Il est facile, aujourd’hui, d’affirmer que Céline s’en est relativement bien sorti, qu’il aurait mérité pire. C’est surtout parce que, du Danemark et par l’entremise de ses avocats, il s’est battu pendant sept ans, à coups de lettres, de mémoires et par l’acharnement de quelques amis. Céline a résisté pour faire valoir son point, qu’il n’avait pas à servir de boucs émissaires tandis que d’autres passaient si facilement entre les mailles du filet.

Il fut pourtant condamné à un an de prison et à l’indignité nationale, ce qui, à la lecture du livre de Gaël Richard, apparait absolument démesuré en fonction du poids du dossier.
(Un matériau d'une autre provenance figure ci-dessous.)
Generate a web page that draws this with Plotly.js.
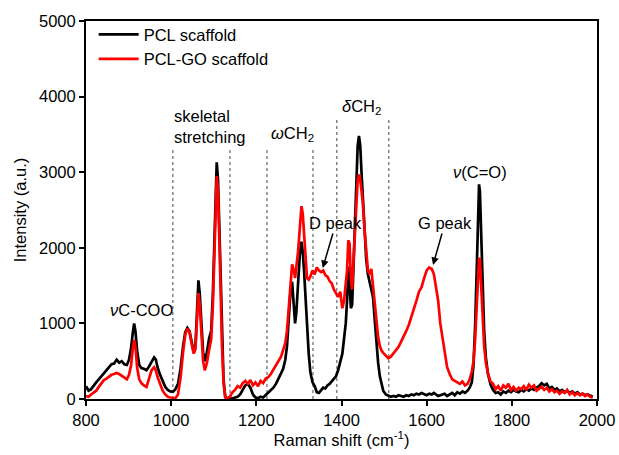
<!DOCTYPE html>
<html>
<head>
<meta charset="utf-8">
<script src="https://cdn.plot.ly/plotly-3.0.1.min.js"></script>
<style>html,body{margin:0;padding:0;background:#fff}#chart{width:619px;height:455px}</style>
</head>
<body>
<div id="chart"></div>
<script>
const ramanShift = [800,806,812,818,824,830,836,842,848,854,860,866,872,878,884,890,896,901,906,910,913,916,920,925,930,936,942,948,954,960,964,968,974,980,986,992,998,1004,1010,1016,1022,1028,1033,1038,1043,1048,1053,1057,1061,1064,1067,1071,1075,1079,1084,1089,1094,1098,1102,1105,1107,1110,1113,1116,1119,1123,1127,1132,1138,1144,1150,1156,1162,1168,1174,1180,1186,1192,1198,1204,1210,1216,1222,1228,1234,1240,1246,1252,1258,1263,1268,1272,1276,1280,1284,1288,1291,1294,1298,1302,1306,1309,1312,1315,1319,1323,1327,1332,1337,1342,1347,1352,1357,1362,1367,1372,1377,1382,1387,1392,1397,1402,1406,1410,1413,1416,1419,1422,1425,1428,1432,1435,1438,1441,1444,1447,1450,1454,1458,1462,1466,1470,1474,1478,1482,1486,1490,1494,1498,1504,1510,1516,1522,1528,1534,1540,1546,1552,1558,1564,1570,1576,1582,1588,1594,1600,1606,1612,1617,1622,1627,1632,1637,1642,1648,1654,1660,1666,1672,1678,1684,1690,1696,1701,1706,1710,1714,1718,1721,1723,1725,1728,1731,1735,1739,1744,1750,1756,1762,1768,1774,1780,1786,1792,1798,1804,1810,1816,1822,1828,1834,1840,1846,1852,1858,1864,1870,1876,1882,1888,1894,1900,1906,1912,1918,1924,1930,1936,1942,1948,1954,1960,1966,1972,1978,1984,1990];

const pclScaffold = [170,110,130,180,220,260,300,350,390,430,460,470,520,480,500,460,450,520,680,880,1000,900,640,450,410,400,380,430,500,550,520,420,320,230,160,120,100,95,130,200,400,700,880,940,900,760,620,700,1200,1570,1400,1000,620,500,620,800,900,1400,2300,2950,3130,2900,2300,1600,800,250,30,10,0,10,20,30,60,130,180,200,150,60,20,10,30,20,50,80,110,150,200,260,340,400,520,700,1000,1400,1550,1250,1000,1150,1600,1900,2080,1950,1700,1350,950,600,350,220,170,90,80,120,150,140,180,200,230,270,300,380,480,600,800,1000,1300,1750,1500,1200,1250,1700,2300,2900,3350,3480,3350,3000,2700,2200,1850,1650,1550,1450,1350,1050,750,480,300,180,110,60,40,30,40,30,50,40,30,50,40,60,50,70,60,80,70,50,70,60,80,60,40,50,60,70,40,60,80,50,90,70,100,80,110,150,220,450,1000,1800,2500,2840,2750,2200,1600,900,550,330,190,120,80,90,60,100,80,110,90,120,100,90,120,100,130,110,140,120,150,170,210,180,200,140,160,120,140,100,120,90,110,80,100,70,90,60,70,50,60,40,30];

const pclGoScaffold = [40,30,60,80,110,160,210,250,270,300,320,330,345,330,310,290,260,320,450,680,780,700,420,260,210,180,160,270,380,420,380,290,190,110,60,30,20,15,10,60,280,620,850,930,890,730,600,660,1050,1400,1250,900,500,380,480,650,790,1250,2100,2800,2950,2750,2200,1500,750,220,20,10,30,90,120,170,150,210,240,200,250,180,220,170,240,210,270,290,330,390,450,500,560,650,740,900,1200,1550,1780,1700,1600,1750,1950,2250,2550,2450,2200,1900,1600,1580,1620,1700,1650,1740,1700,1680,1700,1640,1620,1560,1530,1450,1400,1350,1420,1200,1300,1500,1700,2100,2050,1600,1450,1800,2250,2650,2900,2970,2900,2750,2600,2250,1950,1700,1650,1720,1500,1250,1000,820,700,640,610,580,540,560,600,640,690,760,820,900,980,1080,1180,1300,1420,1480,1600,1700,1740,1720,1650,1480,1300,1000,800,600,420,330,260,240,220,200,230,180,200,260,360,500,800,1300,1700,1860,1850,1500,1100,700,480,340,230,200,130,170,110,180,150,200,120,160,110,150,130,170,120,190,150,180,110,140,160,120,150,100,130,90,110,70,100,80,120,60,90,50,80,50,70,40,60,30,20];

const seriesNames = ["PCL scaffold", "PCL-GO scaffold"];
const seriesColors = ["#000000", "#ff0000"];
const xTicks = [800,1000,1200,1400,1600,1800,2000];
const yTicks = [0,1000,2000,3000,4000,5000];

// vertical dotted markers: [x, top]
const dividers = [[1004,3300],[1138,3300],[1225,3300],[1333,3300],[1389,3700],[1511,3700]];

const labels = [
  {text:"<i>ν</i>C-COO", x:931, y:1180},
  {text:"skeletal<br>stretching", x:1002, y:3600, left:true},
  {text:"<i>ω</i>CH<sub>2</sub>", x:1284, y:3500},
  {text:"<i>δ</i>CH<sub>2</sub>", x:1448, y:3860},
  {text:"<i>ν</i>(C=O)", x:1725, y:3003}
];
const arrowLabels = [
  {text:"D peak", x:1356, y:1733, tx:1387, ty:2328},
  {text:"G peak", x:1615, y:1773, tx:1643, ty:2328}
];

const font = {family:"Liberation Sans, Arial, sans-serif", size:16.5, color:"#000"};

const traces = [
  {x:ramanShift, y:pclScaffold, name:seriesNames[0], type:"scatter", mode:"lines", line:{color:seriesColors[0], width:2.7}},
  {x:ramanShift, y:pclGoScaffold, name:seriesNames[1], type:"scatter", mode:"lines", line:{color:seriesColors[1], width:2.7}}
];

const shapes = dividers.map(d => ({type:"line", xref:"x", yref:"y", x0:d[0], x1:d[0], y0:0, y1:d[1], line:{color:"#666", width:1.2, dash:"dot"}, layer:"below"}));

const annotations = labels.map(l => ({text:l.text, x:l.x, y:l.y, xref:"x", yref:"y", showarrow:false, font:font, xanchor:l.left?"left":"center", yanchor:"middle", align:"left"}));
arrowLabels.forEach(a => {
  annotations.push({text:a.text, x:a.x, y:a.y, xref:"x", yref:"y", axref:"x", ayref:"y", ax:a.tx, ay:a.ty, showarrow:true, arrowhead:2, arrowsize:1, arrowwidth:1.5, arrowcolor:"#000", standoff:0, font:font});
});

const axisCommon = {showline:true, linecolor:"#000", linewidth:2, mirror:true, ticks:"outside", ticklen:5, tickwidth:2, tickcolor:"#000", showgrid:false, zeroline:false, tickfont:font};

const layout = {
  width:619, height:455,
  margin:{l:86, r:22, t:21, b:56},
  paper_bgcolor:"#fff", plot_bgcolor:"#fff",
  font:font,
  showlegend:true,
  legend:{x:0.015, y:1.01, xanchor:"left", yanchor:"top", bgcolor:"rgba(0,0,0,0)", font:font, tracegroupgap:0, itemwidth:40},
  xaxis:Object.assign({}, axisCommon, {range:[800,2000], tickvals:xTicks, ticktext:xTicks.map(String), title:{text:"Raman shift (cm<sup>-1</sup>)", font:font, standoff:2}}),
  yaxis:Object.assign({}, axisCommon, {range:[0,5000], tickvals:yTicks, ticktext:yTicks.map(String), title:{text:"Intensity (a.u.)", font:font, standoff:8}}),
  shapes:shapes,
  annotations:annotations
};

Plotly.newPlot("chart", traces, layout, {displayModeBar:false, staticPlot:true});
</script>
</body>
</html>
C’est le mérite de ce livre qui, en présentant l’ensemble de la procédure judiciaire contre Céline, montre sans l’affirmer, que l’accusation ne tenait qu’à un pouvoir politique vengeur et que la machine judiciaire, malgré la pauvreté des preuves contre Céline, ne pouvait pas ne pas le condamner.

Pierre Lalanne


2 commentaires:

  1. Rien à redire sur l'intérêt du livre. Seul petit bémol : une déception vis-à-vis des éditions du Lérot qui nous avaient habitué à mieux en terme de qualité d'édition. L'ouvrage comporte un nombre certain de coquilles, d'erreurs de copié/collé (des paragraphes entiers redondants...), d'appels de notes dont la note figure à la page suivante, etc. qui dénote sans doute une hâte à le faire paraître cette année - au fait pourquoi ? - ce qui a induit une relecture bâclée.